» **Exercise**:
Take from the listing each line that has the string "React".

» **Information shown**:

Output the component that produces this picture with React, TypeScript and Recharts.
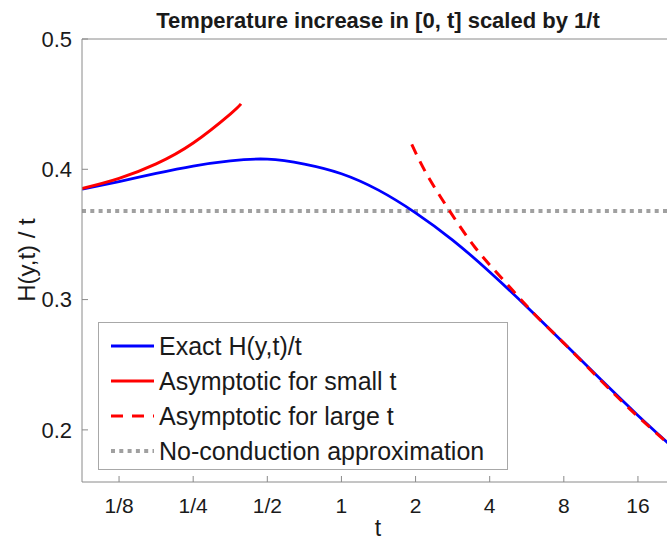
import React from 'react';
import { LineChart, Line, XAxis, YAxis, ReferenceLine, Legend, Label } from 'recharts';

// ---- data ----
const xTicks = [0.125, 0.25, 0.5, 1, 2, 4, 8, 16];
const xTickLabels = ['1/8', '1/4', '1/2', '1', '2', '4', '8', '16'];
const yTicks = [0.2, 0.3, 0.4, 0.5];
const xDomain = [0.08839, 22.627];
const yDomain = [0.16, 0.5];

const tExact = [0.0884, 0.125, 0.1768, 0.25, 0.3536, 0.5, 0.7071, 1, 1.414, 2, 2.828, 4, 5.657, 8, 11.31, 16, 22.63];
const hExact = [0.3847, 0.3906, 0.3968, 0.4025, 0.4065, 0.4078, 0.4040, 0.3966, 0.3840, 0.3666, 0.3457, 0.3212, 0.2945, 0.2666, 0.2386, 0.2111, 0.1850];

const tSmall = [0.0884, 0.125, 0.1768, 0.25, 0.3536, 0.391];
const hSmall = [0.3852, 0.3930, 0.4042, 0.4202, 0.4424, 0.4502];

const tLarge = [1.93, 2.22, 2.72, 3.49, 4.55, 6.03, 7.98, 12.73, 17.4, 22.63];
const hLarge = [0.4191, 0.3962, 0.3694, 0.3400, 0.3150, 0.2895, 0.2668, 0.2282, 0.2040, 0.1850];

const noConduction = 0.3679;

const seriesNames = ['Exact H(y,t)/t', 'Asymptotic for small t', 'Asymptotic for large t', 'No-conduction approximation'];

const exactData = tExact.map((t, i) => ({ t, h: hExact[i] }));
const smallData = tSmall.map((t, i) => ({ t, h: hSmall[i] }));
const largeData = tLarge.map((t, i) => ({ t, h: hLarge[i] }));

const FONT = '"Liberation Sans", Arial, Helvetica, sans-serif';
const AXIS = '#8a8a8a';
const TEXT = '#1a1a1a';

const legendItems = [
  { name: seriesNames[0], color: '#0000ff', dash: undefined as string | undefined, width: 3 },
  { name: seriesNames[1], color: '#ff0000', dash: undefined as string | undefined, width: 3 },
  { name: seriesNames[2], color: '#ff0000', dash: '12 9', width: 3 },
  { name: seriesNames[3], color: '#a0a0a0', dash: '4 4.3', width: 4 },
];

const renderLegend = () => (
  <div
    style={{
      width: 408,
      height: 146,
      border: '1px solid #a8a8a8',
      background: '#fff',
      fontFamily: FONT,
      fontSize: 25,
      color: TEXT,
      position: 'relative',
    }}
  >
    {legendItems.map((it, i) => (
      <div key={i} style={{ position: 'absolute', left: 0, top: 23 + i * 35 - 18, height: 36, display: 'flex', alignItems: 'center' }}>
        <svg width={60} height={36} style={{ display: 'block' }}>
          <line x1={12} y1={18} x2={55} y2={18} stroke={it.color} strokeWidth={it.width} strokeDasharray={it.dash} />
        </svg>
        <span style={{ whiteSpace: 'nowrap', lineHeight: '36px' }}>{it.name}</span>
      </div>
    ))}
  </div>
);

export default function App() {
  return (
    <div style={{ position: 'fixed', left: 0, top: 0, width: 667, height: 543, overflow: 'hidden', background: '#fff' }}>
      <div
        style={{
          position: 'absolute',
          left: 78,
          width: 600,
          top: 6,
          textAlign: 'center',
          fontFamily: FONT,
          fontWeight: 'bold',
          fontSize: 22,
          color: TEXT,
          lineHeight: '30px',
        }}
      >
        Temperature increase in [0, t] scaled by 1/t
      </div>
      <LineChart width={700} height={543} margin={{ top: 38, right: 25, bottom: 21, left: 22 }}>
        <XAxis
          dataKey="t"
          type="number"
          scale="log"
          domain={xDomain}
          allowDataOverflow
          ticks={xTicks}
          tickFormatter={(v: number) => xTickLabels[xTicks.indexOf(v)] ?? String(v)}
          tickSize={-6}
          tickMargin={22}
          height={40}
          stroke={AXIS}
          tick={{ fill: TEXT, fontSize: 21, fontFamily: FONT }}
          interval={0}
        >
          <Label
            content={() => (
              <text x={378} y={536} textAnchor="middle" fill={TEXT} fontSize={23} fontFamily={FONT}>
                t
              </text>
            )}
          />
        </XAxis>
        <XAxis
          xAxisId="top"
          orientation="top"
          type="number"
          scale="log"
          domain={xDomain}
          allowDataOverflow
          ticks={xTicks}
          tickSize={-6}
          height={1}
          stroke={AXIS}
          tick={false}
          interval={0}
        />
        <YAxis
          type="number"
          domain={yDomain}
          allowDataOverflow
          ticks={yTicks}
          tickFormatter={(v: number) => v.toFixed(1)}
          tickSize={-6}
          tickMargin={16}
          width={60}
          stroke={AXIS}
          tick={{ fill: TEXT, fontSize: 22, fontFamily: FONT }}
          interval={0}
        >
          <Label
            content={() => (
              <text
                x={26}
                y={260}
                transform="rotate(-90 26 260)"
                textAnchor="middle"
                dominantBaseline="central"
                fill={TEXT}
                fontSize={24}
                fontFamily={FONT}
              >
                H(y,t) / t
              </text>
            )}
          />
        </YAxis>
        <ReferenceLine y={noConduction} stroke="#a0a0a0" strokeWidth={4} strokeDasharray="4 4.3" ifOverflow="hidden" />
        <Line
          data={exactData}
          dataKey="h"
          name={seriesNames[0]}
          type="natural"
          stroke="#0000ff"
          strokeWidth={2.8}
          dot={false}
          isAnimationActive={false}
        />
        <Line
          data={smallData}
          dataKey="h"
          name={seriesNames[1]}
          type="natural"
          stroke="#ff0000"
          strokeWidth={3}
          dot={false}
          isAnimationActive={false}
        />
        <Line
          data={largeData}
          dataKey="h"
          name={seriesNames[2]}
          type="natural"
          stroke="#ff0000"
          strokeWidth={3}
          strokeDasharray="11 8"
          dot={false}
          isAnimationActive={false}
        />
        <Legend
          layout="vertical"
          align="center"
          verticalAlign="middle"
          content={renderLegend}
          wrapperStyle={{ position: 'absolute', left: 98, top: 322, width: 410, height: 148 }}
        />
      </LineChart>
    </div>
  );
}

» **Reply to the task**:
Output the component that produces this picture with React, TypeScript and Recharts.
import React from 'react';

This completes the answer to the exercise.